Bass horns are big. Big in the mouth, and very deep.
Folded horns are less deep (same mouth) but the folds reduce the bandwidth.
Corner horns look small because the end of the horn is really the corner of the room. This gives a very substantial reduction in the mouth-area you must build, but the room corner is not the perfect shape, and you have to keep the area around corner fairly clear of absorption and doors. And unless you drill-out the corner and extend the horn beyond it, a corner horn must be severely folded.
It is unusual for any folded horn to be "flat" over 10:1 of bandwidth, say 40Hz-400Hz. And most have peaks and deep dips at the extremes, even throughout their nominal bandwidth.
The classic example is the Altec A-7. Even though it is not folded and not really small, it is very un-flat. And I know some models show flat response on test: it isn't so in real rooms. One recording operation got known for "rich bass".... they were not mixing for full bass, they were being fooled by the A-7's real-world gutlessness. When mixed to sound full on an A-7, the recording was bass-heavy on a truly flat-bass speaker like the AR-3.

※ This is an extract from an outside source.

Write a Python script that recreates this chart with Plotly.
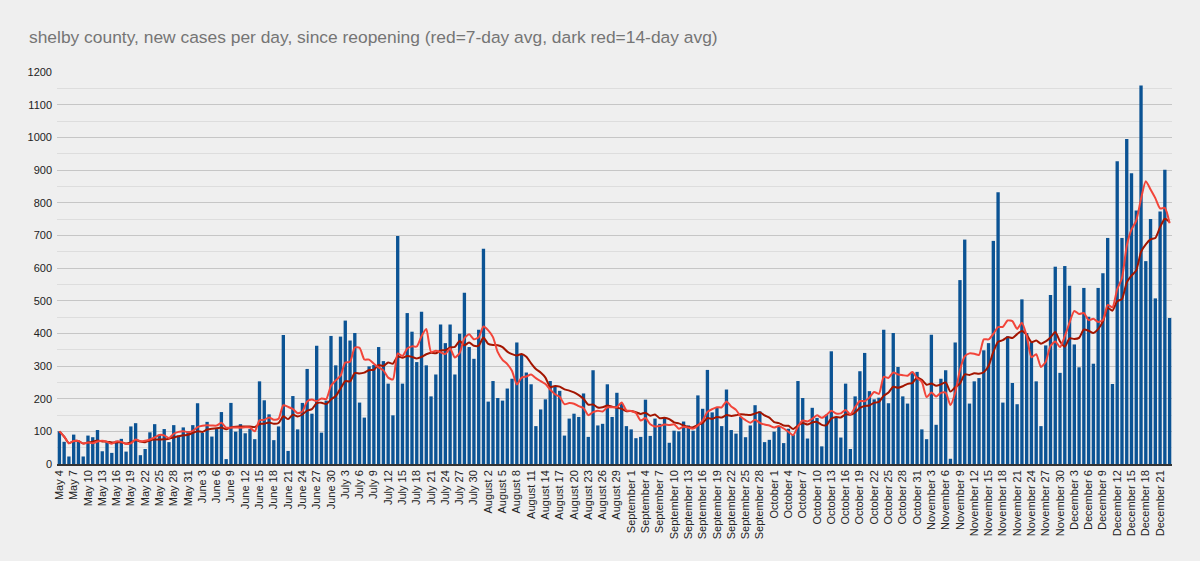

Every speaker has an efficiency. Horns really only work well at "high" efficiency, 25% to 50%. Or rather, you can load a horn to lower efficiency, but below 5% you could build a simple box speaker in a LOT less space. In fact the total volume of a horn and a box for a given efficiency and lower cut-off are the same, except a box scales cleanly to low efficency and a horn pretty much has to be high-efficiency size.
And for all the sins of cones and boxes, listening through a long tube also has problems. If you actually build it long enough to not have wavelength ripple, and straight enough not to have internal reflections, you get severe directionality effects: wide at the low end of the band and very beamy at the top of the band.
In one way the beamy is good. Horns like to work at high efficiency but you can't match a heavy voice coil to thin air at high frequencies. Horn efficiency droops. Letting a horn go beamy keeps the on-axis response fairly flat. This is fine for one listener in an anechoic space. But it sounds different everywhere in the room, and it is reverberant in the bass and very dry in the top.
Good horns have been made. Community Light and Sound's Leviathan was about as close to a perfect 40Hz horn as would fit in a large truck. It would fill the average monitoring room, and fill it with bass, but the 800Hz output would only cover half the width of the room. They made some good midranges, though missed the CD boat and hung onto multi-cell. A decade later they faced the impossible problem of something between a 15" paper cone and a 4" alloy dome, and made a massive midrange driver and a CD horn to go with it. I think it killed the company. (The name lives but it can't be the same people; or else they had a mid-life crisis and decided to build what sells.)
Horns are of course unbeatable when you need large output on small electric power and can accept less-smooth response. After decades of working with and on horns, I think the "clarity" of horns is bogus. It is just different types of flaws than we hear everyday in home and car speakers. I think an ideal horn is the best way to make sound, but there is no ideal horn. I think direct drivers do pretty good and a LOT smaller. And amplifier power is a secondary issue today.
There is an in-between. Large (8 foot) arrays of cones have some of the properties of horns. If you stack sixteen 15" cone subwoofers (4x4 array) you will get about 20% efficiency up to 200Hz, as good as any practical horn. Some of the boxy response peaks go away with such large arrays. Some of the FM distortion of hard-driven cones is reduced by good large-area loading. If you scale this array and a similar-mouth horn, both to nominal 40Hz cutoff, the horn will cut-off and blatt quite abruptly (requiring a high-pass for high-power use) while the cones will fade away smoothly with usable output at 30Hz.
For rooms less than a cow-palace, a vertical line array of 4" drivers, in the corners, as tall as the room (about 22 drivers) will really couple air. It even defies the 6dB/double-distance rule, throwing sound far onto the room. The directivity is constant and room-wide up to around 4KHz. And line-arrays are back in fashion even for cow-palaces.
Richard Burwen built his home around a couple bass horns. You sat in a small chamber with two "walls" that were really horns.
I think I've wandered off the topic. I got 87 network locations hooked-up today and I need my nap.